C’è un filo che unisce il ragazzo che nel ’98 esordiva con i Gemelli DiVersi e l’artista maturo che oggi porta in tour il suo ultimo album “Musica Eterna”: è la coerenza con se stesso, la volontà di raccontare il mondo che vive senza inseguire mode, mantenendo uno stile riconoscibile e personale.
Lo porterà sul palco del Finale Music Festival domani, giovedì 14 agosto, Luca Aleotti, per tutti Grido, penna che ha attraversato stagioni diverse del rap italiano, dai giorni in cui le “crew” erano comunità cementate da passione e rispetto, fino all’oggi, dove spesso a tenerle insieme sono interessi e strategie. Ha conosciuto l’impatto emotivo della fine di un’avventura storica, ha saputo rimettersi in gioco trovando nuovo entusiasmo, e ha conservato un legame viscerale con il fratello J-Ax, capace di diventare manifesto in brani come Due su due.
Di questo ne abbiamo parlato in intervista proprio prima della tappa finalese del suo tour
Dai Gemelli DiVersi a “Musica Eterna”; nel tempo com'è cambiato Grido? Come ti senti di essere maturato visto che i testi restano sempre molto “incollati” all'attualità, al mondo contemporaneo?
Sono cresciuto sia anagraficamente che artisticamente, quindi credo che i miei testi siano di conseguenza diventati più consapevoli in qualche modo, la vera sfida è cercare di non ripetere quanto ho già fatto senza snaturarmi. Racconto il mondo che vivo attraverso la mia esperienza. Cerco da sempre di avere uno stile personale nel fare le rime piuttosto che omologarmi ai trend.
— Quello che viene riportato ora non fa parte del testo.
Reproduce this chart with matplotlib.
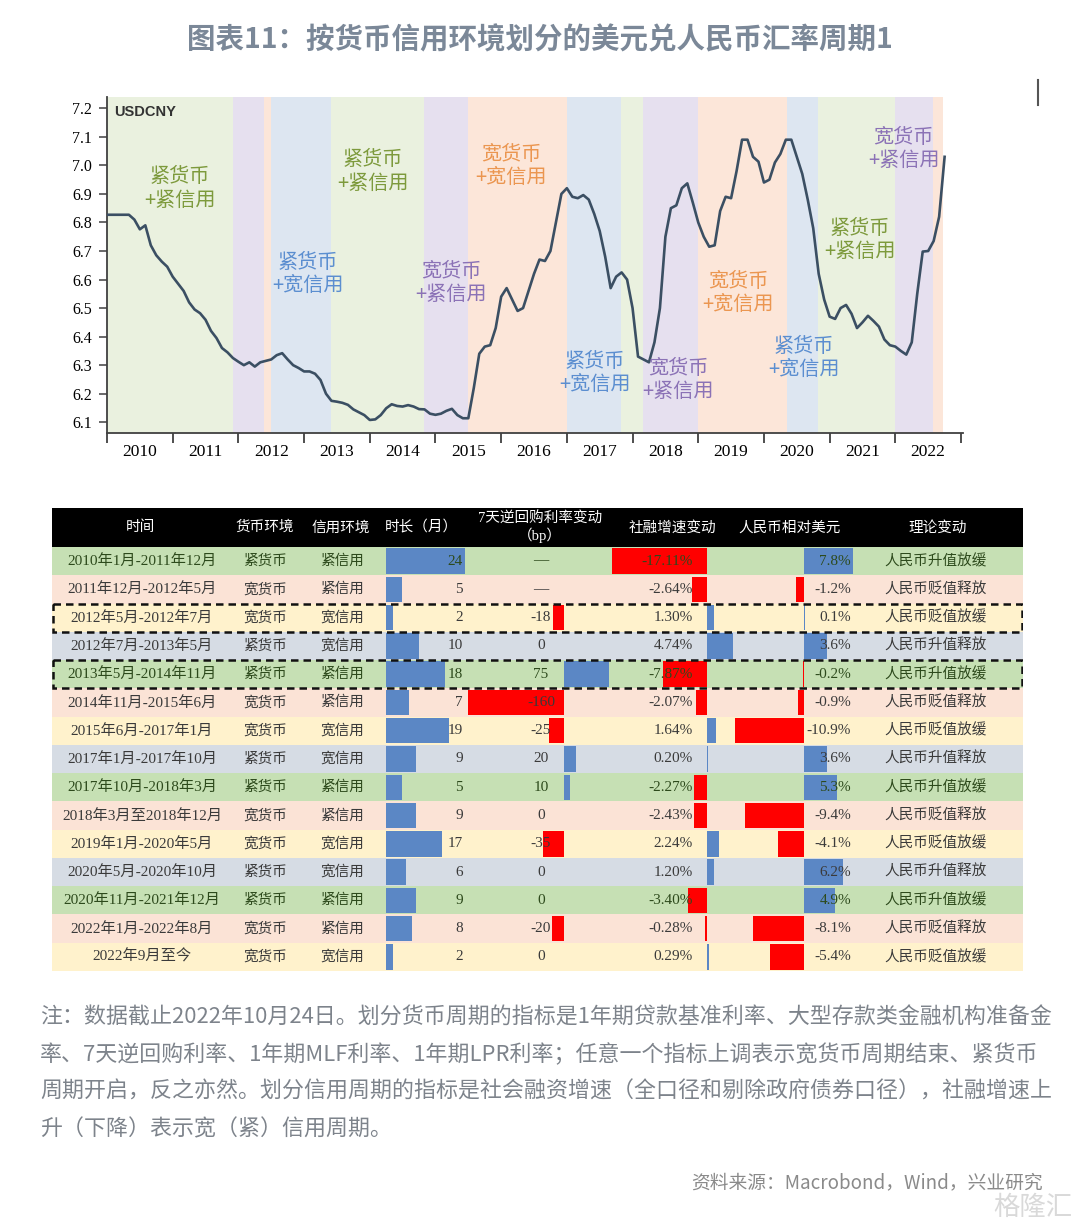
import numpy as np
import pandas as pd
import matplotlib
matplotlib.use('Agg')
import matplotlib.pyplot as plt
from matplotlib.patches import Rectangle
from matplotlib.lines import Line2D

plt.rcParams['font.family'] = ['Noto Sans CJK SC', 'DejaVu Sans']

W, H = 1080, 1229

# USDCNY, monthly, Jan 2010 - Oct 2022
cny_2010 = [6.827, 6.827, 6.827, 6.827, 6.827, 6.81, 6.776, 6.79, 6.72, 6.685, 6.663, 6.645]
cny_2011 = [6.61, 6.585, 6.56, 6.52, 6.495, 6.482, 6.459, 6.42, 6.395, 6.36, 6.345, 6.325]
cny_2012 = [6.312, 6.30, 6.31, 6.295, 6.31, 6.315, 6.32, 6.335, 6.342, 6.32, 6.30, 6.29]
cny_2013 = [6.278, 6.278, 6.27, 6.248, 6.20, 6.175, 6.172, 6.168, 6.161, 6.145, 6.135, 6.125]
cny_2014 = [6.108, 6.11, 6.125, 6.149, 6.163, 6.157, 6.155, 6.16, 6.155, 6.146, 6.145, 6.13]
cny_2015 = [6.126, 6.13, 6.14, 6.147, 6.125, 6.114, 6.114, 6.22, 6.34, 6.365, 6.37, 6.43]
cny_2016 = [6.54, 6.57, 6.53, 6.49, 6.50, 6.56, 6.62, 6.67, 6.665, 6.70, 6.80, 6.90]
cny_2017 = [6.92, 6.89, 6.885, 6.896, 6.88, 6.83, 6.77, 6.68, 6.57, 6.61, 6.625, 6.60]
cny_2018 = [6.50, 6.33, 6.32, 6.31, 6.38, 6.50, 6.75, 6.85, 6.86, 6.92, 6.937, 6.87]
cny_2019 = [6.80, 6.75, 6.715, 6.72, 6.84, 6.89, 6.885, 6.98, 7.09, 7.09, 7.03, 7.013]
cny_2020 = [6.94, 6.95, 7.01, 7.04, 7.09, 7.09, 7.03, 6.97, 6.88, 6.78, 6.62, 6.53]
cny_2021 = [6.47, 6.462, 6.50, 6.511, 6.48, 6.43, 6.45, 6.473, 6.455, 6.435, 6.39, 6.37]
cny_2022 = [6.365, 6.35, 6.337, 6.38, 6.55, 6.698, 6.70, 6.735, 6.82, 7.03]

usdcny = (cny_2010 + cny_2011 + cny_2012 + cny_2013 + cny_2014 + cny_2015 + cny_2016
          + cny_2017 + cny_2018 + cny_2019 + cny_2020 + cny_2021 + cny_2022)
dates = pd.date_range('2010-01-01', periods=len(usdcny), freq='MS')
xt = dates.year + (dates.month - 1) / 12

# regime periods shaded in the chart
band_edges = [2010.0, 2011.92, 2012.39, 2012.5, 2013.41, 2014.82, 2015.5, 2017.0, 2017.82,
              2018.16, 2019.0, 2020.35, 2020.82, 2022.0, 2022.58, 2022.73]
band_regime = ['紧紧', '宽紧', '宽宽', '紧宽', '紧紧', '宽紧', '宽宽', '紧宽', '紧紧',
               '宽紧', '宽宽', '紧宽', '紧紧', '宽紧', '宽宽']

# table
periods = ['2010年1月-2011年12月', '2011年12月-2012年5月', '2012年5月-2012年7月',
           '2012年7月-2013年5月', '2013年5月-2014年11月', '2014年11月-2015年6月',
           '2015年6月-2017年1月', '2017年1月-2017年10月', '2017年10月-2018年3月',
           '2018年3月至2018年12月', '2019年1月-2020年5月', '2020年5月-2020年10月',
           '2020年11月-2021年12月', '2022年1月-2022年8月', '2022年9月至今']
money = ['紧', '宽', '宽', '紧', '紧', '宽', '宽', '紧', '紧', '宽', '宽', '紧', '紧', '宽', '宽']
credit = ['紧', '紧', '宽', '宽', '紧', '紧', '宽', '宽', '紧', '紧', '宽', '宽', '紧', '紧', '宽']
duration = [24, 5, 2, 10, 18, 7, 19, 9, 5, 9, 17, 6, 9, 8, 2]
repo_bp = [np.nan, np.nan, -18, 0, 75, -160, -25, 20, 10, 0, -35, 0, 0, -20, 0]
tsf_chg = [-17.11, -2.64, 1.30, 4.74, -7.87, -2.07, 1.64, 0.20, -2.27, -2.43, 2.24, 1.20, -3.40, -0.28, 0.29]
cny_chg = [7.8, -1.2, 0.1, 3.6, -0.2, -0.9, -10.9, 3.6, 5.3, -9.4, -4.1, 6.2, 4.9, -8.1, -5.4]
theory = ['人民币升值放缓', '人民币贬值释放', '人民币贬值放缓', '人民币升值释放', '人民币升值放缓',
          '人民币贬值释放', '人民币贬值放缓', '人民币升值释放', '人民币升值放缓', '人民币贬值释放',
          '人民币贬值放缓', '人民币升值释放', '人民币升值放缓', '人民币贬值释放', '人民币贬值放缓']
boxed_rows = [2, 4]

# annotations: regime, x (year), y (level)
notes = [('紧紧', 2011.11, 6.919), ('紧宽', 2013.06, 6.62), ('紧紧', 2014.05, 6.979),
         ('宽紧', 2015.24, 6.588), ('宽宽', 2016.15, 6.998), ('紧宽', 2017.43, 6.273),
         ('宽紧', 2018.69, 6.248), ('宽宽', 2019.61, 6.553), ('紧宽', 2020.61, 6.325),
         ('紧紧', 2021.46, 6.739), ('宽紧', 2022.13, 7.057)]

band_colors = {'紧紧': '#eaf1df', '宽紧': '#e6e0ef', '宽宽': '#fce6d9', '紧宽': '#dde6f1'}
note_colors = {'紧紧': '#7d9a3c', '宽紧': '#8b72b6', '宽宽': '#eb9650', '紧宽': '#5b8ed0'}
row_colors = {'紧紧': '#c6e0b4', '宽紧': '#fbe3d6', '宽宽': '#fff2cc', '紧宽': '#d6dce4'}
BLUE = '#5b87c5'
RED = '#ff0000'
SERIF = ['Liberation Serif', 'Noto Sans CJK SC']


def frac(x0, y0, x1, y1):
    return [x0 / W, 1 - y1 / H, (x1 - x0) / W, (y1 - y0) / H]


fig = plt.figure(figsize=(W / 100, H / 100), dpi=100)
fig.patch.set_facecolor('white')

fig.text(540 / W, 1 - 40 / H, '图表11：按货币信用环境划分的美元兑人民币汇率周期1',
         ha='center', va='center', fontsize=20.5, fontweight='bold', color='#7b8898')
fig.add_artist(Line2D([1038 / W, 1038 / W], [1 - 80 / H, 1 - 105 / H], color='#555555', lw=1.5))

# ---- line chart
ax = fig.add_axes(frac(107, 97, 963, 433))
for i, reg in enumerate(band_regime):
    ax.axvspan(band_edges[i], band_edges[i + 1], color=band_colors[reg], lw=0, zorder=0)
ax.plot(xt, usdcny, color='#3b4f63', lw=1.9, zorder=3)
ax.set_xlim(2010, 2023.03)
ax.set_ylim(6.0623, 7.2396)

years = np.arange(2010, 2024)
ax.set_xticks(years)
ax.set_xticklabels([])
ax.set_xticks(years[:-1] + 0.5, minor=True)
ax.set_xticklabels([str(y) for y in years[:-1]], minor=True, family='Liberation Serif', fontsize=12.5)
ax.tick_params(axis='x', which='major', length=7, width=1.3, color='#404040', direction='out')
ax.tick_params(axis='x', which='minor', length=0, pad=8)
yt = np.round(np.arange(6.1, 7.21, 0.1), 1)
ax.set_yticks(yt)
ax.set_yticklabels(['%.1f' % v for v in yt], family='Liberation Serif', fontsize=11.5)
ax.tick_params(axis='y', length=6, width=1.1, color='#404040', pad=5)
for s in ['top', 'right']:
    ax.spines[s].set_visible(False)
for s in ['left', 'bottom']:
    ax.spines[s].set_color('#404040')
    ax.spines[s].set_linewidth(1.3)
ax.text(0.008, 0.975, 'USDCNY', transform=ax.transAxes, fontsize=10.5, fontweight='bold',
        family='Liberation Sans', va='top', color='#333333')
for reg, x, y in notes:
    label = reg[0] + '货币\n+' + reg[1] + '信用'
    ax.text(x, y, label, ha='center', va='center', fontsize=14.5, color=note_colors[reg],
            linespacing=1.15, zorder=4)

# ---- table
n = len(periods)
row_h = (971 - 547) / n
top = -0.5 - (547 - 508) / row_h

tab_bg = fig.add_axes(frac(52, 508, 1023, 971))
tab_bg.set_xlim(52, 1023)
tab_bg.set_ylim(n - 0.5, top)
tab_bg.axis('off')
tab_bg.set_zorder(0)
tab_bg.add_patch(Rectangle((52, top), 971, -0.5 - top, color='black', lw=0))
regimes = [m + c for m, c in zip(money, credit)]
tab_bg.barh(range(n), 971, left=52, height=1.0, color=[row_colors[r] for r in regimes], lw=0)


def bar_axes(x0, x1, lim):
    a = fig.add_axes(frac(x0, 547, x1, 971))
    a.set_xlim(*lim)
    a.set_ylim(n - 0.5, -0.5)
    a.axis('off')
    a.patch.set_alpha(0)
    a.set_zorder(1)
    return a


def bar_colors(vals):
    return [BLUE if v > 0 else RED for v in vals]


dur_ax = bar_axes(386, 465, (0, 24))
dur_ax.barh(range(n), duration, height=0.9, color=BLUE, lw=0)

repo_ax = bar_axes(465, 610, (-165, 76.7))
repo_vals = np.nan_to_num(np.array(repo_bp, dtype=float))
repo_ax.barh(range(n), repo_vals, height=0.9, color=bar_colors(repo_vals), lw=0)

tsf_ax = bar_axes(610, 805, (-17.48, 17.66))
tsf_ax.barh(range(n), tsf_chg, height=0.9, color=bar_colors(tsf_chg), lw=0)

cny_ax = bar_axes(707, 880, (-15.4, 12.06))
cny_ax.barh(range(n), cny_chg, height=0.9, color=bar_colors(cny_chg), lw=0)

tab = fig.add_axes(frac(52, 508, 1023, 971))
tab.set_xlim(52, 1023)
tab.set_ylim(n - 0.5, top)
tab.axis('off')
tab.patch.set_alpha(0)
tab.set_zorder(2)

hy = (top - 0.5) / 2
headers = [('时间', 140), ('货币环境', 265), ('信用环境', 341), ('时长（月）', 421),
           ('7天逆回购利率变动\n（bp）', 540), ('社融增速变动', 672), ('人民币相对美元', 790),
           ('理论变动', 938)]
for txt, x in headers:
    tab.text(x, hy, txt, ha='center', va='center', color='white', fontsize=10.5,
             family=SERIF, linespacing=1.1)

for i in range(n):
    c = '#2d4a1c' if regimes[i] == '紧紧' else '#3a3a3a'
    kw = dict(va='center', color=c, family=SERIF)
    tab.text(142, i, periods[i], ha='center', fontsize=11, **kw)
    tab.text(265, i, money[i] + '货币', ha='center', fontsize=10.5, **kw)
    tab.text(342, i, credit[i] + '信用', ha='center', fontsize=10.5, **kw)
    tab.text(463, i, str(duration[i]), ha='right', fontsize=11, **kw)
    r = '—' if np.isnan(repo_bp[i]) else '%d' % repo_bp[i]
    tab.text(541, i, r, ha='center', fontsize=11, **kw)
    tab.text(693, i, '%.2f%%' % tsf_chg[i], ha='right', fontsize=11, **kw)
    tab.text(851, i, '%.1f%%' % cny_chg[i], ha='right', fontsize=11, **kw)
    tab.text(936, i, theory[i], ha='center', fontsize=10.5, **kw)

for i in boxed_rows:
    tab.add_patch(Rectangle((53, i - 0.5), 969, 1.0, fill=False, ls=(0, (3, 2)), lw=1.8, ec='#111111'))

# ---- notes
note_lines = ['注：数据截止2022年10月24日。划分货币周期的指标是1年期贷款基准利率、大型存款类金融机构准备金',
              '率、7天逆回购利率、1年期MLF利率、1年期LPR利率；任意一个指标上调表示宽货币周期结束、紧货币',
              '周期开启，反之亦然。划分信用周期的指标是社会融资增速（全口径和剔除政府债券口径），社融增速上',
              '升（下降）表示宽（紧）信用周期。']
for k, line in enumerate(note_lines):
    fig.text(40 / W, 1 - (1018 + 37 * k) / H, line, fontsize=15.8, color='#7d838b', va='center')

fig.text(1043 / W, 1 - 1183 / H, '资料来源：Macrobond，Wind，兴业研究', ha='right', va='center',
         fontsize=13.5, color='#8a8a8a')
fig.text(1072 / W, 1 - 1207 / H, '格隆汇', ha='right', va='center', fontsize=19, color='#d9d9d9')

fig.savefig('out.png', dpi=100)
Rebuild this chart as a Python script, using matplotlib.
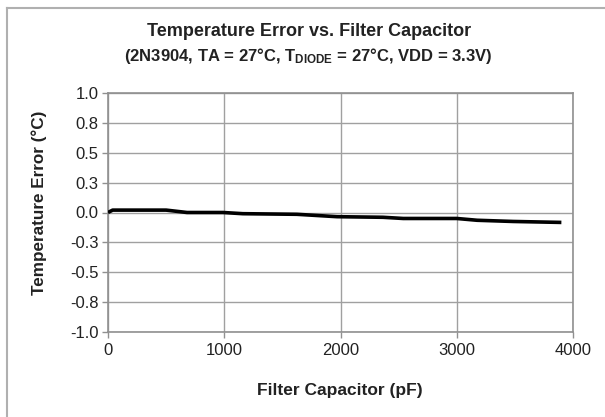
import matplotlib
matplotlib.use("Agg")
import matplotlib.pyplot as plt
from matplotlib.lines import Line2D

plt.rcParams['font.family'] = ['Liberation Sans', 'DejaVu Sans']
plt.rcParams['mathtext.fontset'] = 'custom'
plt.rcParams['mathtext.rm'] = 'Liberation Sans:bold'
plt.rcParams['mathtext.it'] = 'Liberation Sans:bold'
plt.rcParams['mathtext.bf'] = 'Liberation Sans:bold'

# Data
capacitance_pf = [0, 40, 200, 500, 680, 990, 1160, 1625, 1970, 2365, 2540, 3000, 3175, 3485, 3900]
temp_error_c = [0.0, 0.02, 0.02, 0.02, 0.0, 0.0, -0.01, -0.015, -0.035, -0.04, -0.05, -0.05, -0.065, -0.075, -0.083]

x_ticks = [0, 1000, 2000, 3000, 4000]
x_tick_labels = ['0', '1000', '2000', '3000', '4000']
y_ticks = [1.0, 0.75, 0.5, 0.25, 0.0, -0.25, -0.5, -0.75, -1.0]
y_tick_labels = ['1.0', '0.8', '0.5', '0.3', '0.0', '-0.3', '-0.5', '-0.8', '-1.0']

title_line1 = 'Temperature Error vs. Filter Capacitor'
title_line2 = r'(2N3904, TA = 27°C, T$_{\mathrm{DIODE}}$ = 27°C, VDD = 3.3V)'
x_label = 'Filter Capacitor (pF)'
y_label = 'Temperature Error (°C)'

W, H = 605, 417
fig = plt.figure(figsize=(W / 100, H / 100), dpi=100)
fig.patch.set_facecolor('white')

# outer frame (top and left visible)
fig.add_artist(Line2D([7 / W, 1.0], [1 - 8 / H, 1 - 8 / H], color='#b0b0b0', lw=1.5, transform=fig.transFigure))
fig.add_artist(Line2D([7 / W, 7 / W], [1 - 8 / H, 0], color='#b0b0b0', lw=1.5, transform=fig.transFigure))

L, R, T, B = 108, 573, 93, 332
ax = fig.add_axes([L / W, 1 - B / H, (R - L) / W, (B - T) / H])
ax.plot(capacitance_pf, temp_error_c, color='black', lw=2.6, solid_capstyle='butt', zorder=3)

ax.set_xlim(0, 4000)
ax.set_ylim(-1.0, 1.0)
ax.set_xticks(x_ticks)
ax.set_xticklabels(x_tick_labels)
ax.set_yticks(y_ticks)
ax.set_yticklabels(y_tick_labels)
ax.grid(True, color='#a0a0a0', lw=1.0, zorder=1)
for s in ax.spines.values():
    s.set_color('#909090')
    s.set_linewidth(1.2)
ax.tick_params(axis='both', direction='out', length=4, width=1, color='#909090',
               labelsize=12, labelcolor='#222222', pad=3)
ax.tick_params(axis='x', pad=4)

ax.set_xlabel(x_label, fontsize=12.5, fontweight='bold', color='#222222', va='center')
ax.xaxis.set_label_coords((340 - L) / (R - L), (B - 390) / (B - T))
ax.set_ylabel(y_label, fontsize=12.3, fontweight='bold', color='#222222', va='center')
ax.yaxis.set_label_coords((39 - L) / (R - L), (B - 203) / (B - T))

fig.text(309 / W, 1 - 31 / H, title_line1, ha='center', va='center',
         fontsize=13, fontweight='bold', color='#222222')
fig.text(308 / W, 1 - 56.5 / H, title_line2, ha='center', va='center',
         fontsize=12, fontweight='bold', color='#222222')

fig.savefig('out.png', dpi=100)
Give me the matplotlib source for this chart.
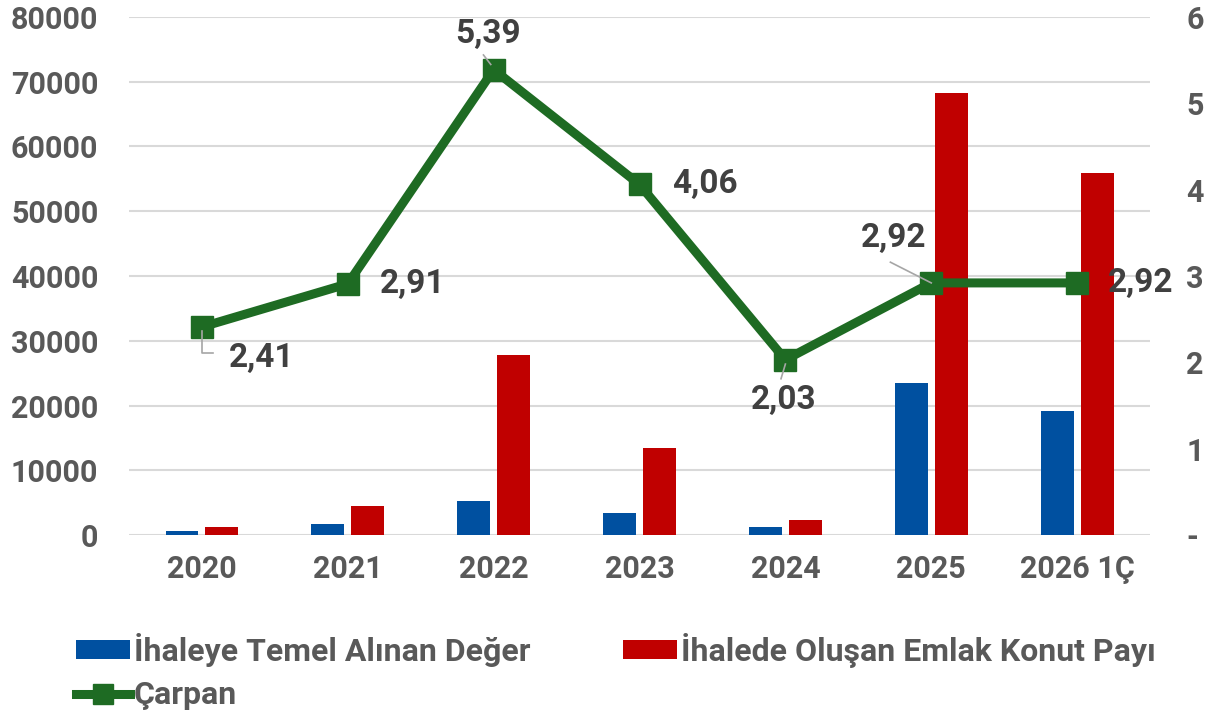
import matplotlib
matplotlib.use("Agg")
import matplotlib.pyplot as plt
from matplotlib.lines import Line2D
from matplotlib.patches import Patch
import numpy as np

plt.rcParams['font.family'] = ['Roboto', 'DejaVu Sans']
plt.rcParams['font.weight'] = 'bold'

categories = ["2020", "2021", "2022", "2023", "2024", "2025", "2026 1Ç"]
temel = [620, 1700, 5250, 3400, 1230, 23450, 19150]
emlak_payi = [1230, 4480, 27800, 13440, 2300, 68250, 55900]
carpan = [2.41, 2.91, 5.39, 4.06, 2.03, 2.92, 2.92]
carpan_labels = ["2,41", "2,91", "5,39", "4,06", "2,03", "2,92", "2,92"]

left_ticks = [0, 10000, 20000, 30000, 40000, 50000, 60000, 70000, 80000]
right_ticks = [0, 1, 2, 3, 4, 5, 6]
right_tick_labels = ["-", "1", "2", "3", "4", "5", "6"]

BLUE = "#0050A0"
RED = "#C00000"
GREEN = "#1E6B23"
GRAY = "#595959"
DARK = "#404040"

fig = plt.figure(figsize=(12.22, 7.23), dpi=100)
ax = fig.add_axes([0.1056, 0.26, 0.8355, 0.7165])
x = np.arange(len(categories))
w = 0.226
off = 0.137
ax.bar(x - off, temel, w, color=BLUE, zorder=2)
ax.bar(x + off, emlak_payi, w, color=RED, zorder=2)
ax.set_xlim(-0.5, len(categories) - 0.5)
ax.set_ylim(0, 80000)
ax.set_yticks(left_ticks)
ax.set_yticklabels([str(t) for t in left_ticks])
ax.grid(axis='y', color="#D9D9D9", linewidth=1.5, zorder=0)
ax.set_axisbelow(True)
for s in ax.spines.values():
    s.set_visible(False)
ax.tick_params(axis='both', length=0, labelsize=22, labelcolor=GRAY, pad=8)
ax.tick_params(axis='y', pad=22)
ax.set_xticks(x)
ax.set_xticklabels(categories)
ax.tick_params(axis='x', pad=14)

ax2 = ax.twinx()
ax2.set_ylim(0, 6)
ax2.set_yticks(right_ticks)
ax2.set_yticklabels(right_tick_labels)
for s in ax2.spines.values():
    s.set_visible(False)
ax2.tick_params(axis='y', length=0, labelsize=22, labelcolor=GRAY, pad=26)
ax2.plot(x, carpan, color=GREEN, linewidth=6.5, marker='s', markersize=16,
         zorder=3, solid_joinstyle='miter')

# data labels (offsets in points)
offsets = [(43, -22), (47, 0), (-4, 26), (47, 0), (-1.5, -29), (-27, 32), (46, 0)]
for i, (v, lab) in enumerate(zip(carpan, carpan_labels)):
    ax2.annotate(lab, (x[i], v), xytext=offsets[i], textcoords='offset points',
                 ha='center', va='center', fontsize=24, color=DARK,
                 fontweight='bold', zorder=5)

# leader lines
lc = "#A6A6A6"
def leader(xs, ys):
    ax2.plot(xs, ys, color=lc, linewidth=1.2, zorder=4)
leader([x[0], x[0], x[0] + 0.075], [carpan[0] - 0.05, carpan[0] - 0.30, carpan[0] - 0.30])
leader([x[2] - 0.07, x[2] - 0.02], [carpan[2] + 0.17, carpan[2] + 0.06])
leader([x[4] - 0.03, x[4]], [carpan[4] - 0.22, carpan[4] - 0.05])
leader([x[5] - 0.28, x[5]], [carpan[5] + 0.24, carpan[5] + 0.0])

handles = [Patch(facecolor=BLUE),
           Line2D([0], [0], color=GREEN, linewidth=6.5, marker='s', markersize=14),
           Patch(facecolor=RED)]
labels = ["İhaleye Temel Alınan Değer", "Çarpan", "İhalede Oluşan Emlak Konut Payı"]
fig.legend(handles, labels, ncol=2, loc='upper left', bbox_to_anchor=(0.062, 0.125),
           frameon=False, fontsize=23, labelcolor=GRAY, handlelength=1.7,
           handleheight=0.55, handletextpad=0.12, columnspacing=2.9,
           labelspacing=0.42, borderaxespad=0, borderpad=0)

fig.savefig("out.png", dpi=100)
Oggi il rap italiano è molto diverso dagli anni ’90, però sembra essere sempre molto in uso questo senso di “crew”, di gruppo, che raccontate anche in “Vai bello”. Si è perso qualcosa per strada oppure no?
Oggi viviamo una realtà molto più individualista in ogni aspetto della società e molto spesso i collettivi sono tenuti insieme da interessi comuni piuttosto che dal rispetto e la passione, per fortuna esistono ancora delle eccezioni che raccontano storie di amicizie vere e rispetto.
“Musica Eterna” è un album ricco di contaminazioni e di collaborazioni; lo hai descritto anche come un viaggio tra passato, presente e futuro. Quale tappa di questo viaggio ti ha segnato di più?
Sicuramente la fine del percorso con i Gemelli DiVersi è stato un momento che ha impattato molto su di me a livello emotivo, ho dovuto rimettere in discussione tutto e ritrovare l’entusiasmo nello scrivere e fare musica.
La tua musica ha spesso qualcosa di introspettivo, penso alla strofa di G.R.I.D.O. dove dici “se vuoi spaccare, devi farti un nome - Io mi son fatto un nome - Che mi fa pure da definizione”. Qual è questa definizione?
La rima è un po’ una provocazione sul sistema di oggi in cui il personaggio viene prima della musica. Per quanto mi riguarda come dice il ritornello: G come grande, R come reale, I di inimitabile, D di diretto, O di originale!
Con tuo fratello Ax avete condiviso palchi e progetti, ma soprattutto percorsi artistici separati. Quale equilibrio avete trovato artisticamente e nel legame familiare?
Ax è sempre stato un esempio e una guida per me, il nostro legame è viscerale e ci saremo sempre l’uno per l’altro a prescindere dalla musica. La canzone Due su due è diventata il manifesto dell’amore fraterno per tutti i nostri fans.
Hai vissuto l'epoca dove il rap aveva il suo baricentro nel milanese, in Italia. Ora ce n'è anche una bella concentrazione nella scena ligure, con la “Wild Bandana” ad esempio; Come vedi questo movimento?
Adoro il collettivo Wild Bandana e sono felice dell’espansione che ha avuto il rap negli ultimi due decenni, è bello che diverse realtà raccontino diversi punti di vista evolvendo così un genere musicale fatto di una moltitudine di sfumature e stili, non mi piace quando tutti rappano nello stesso modo delle stesse cose.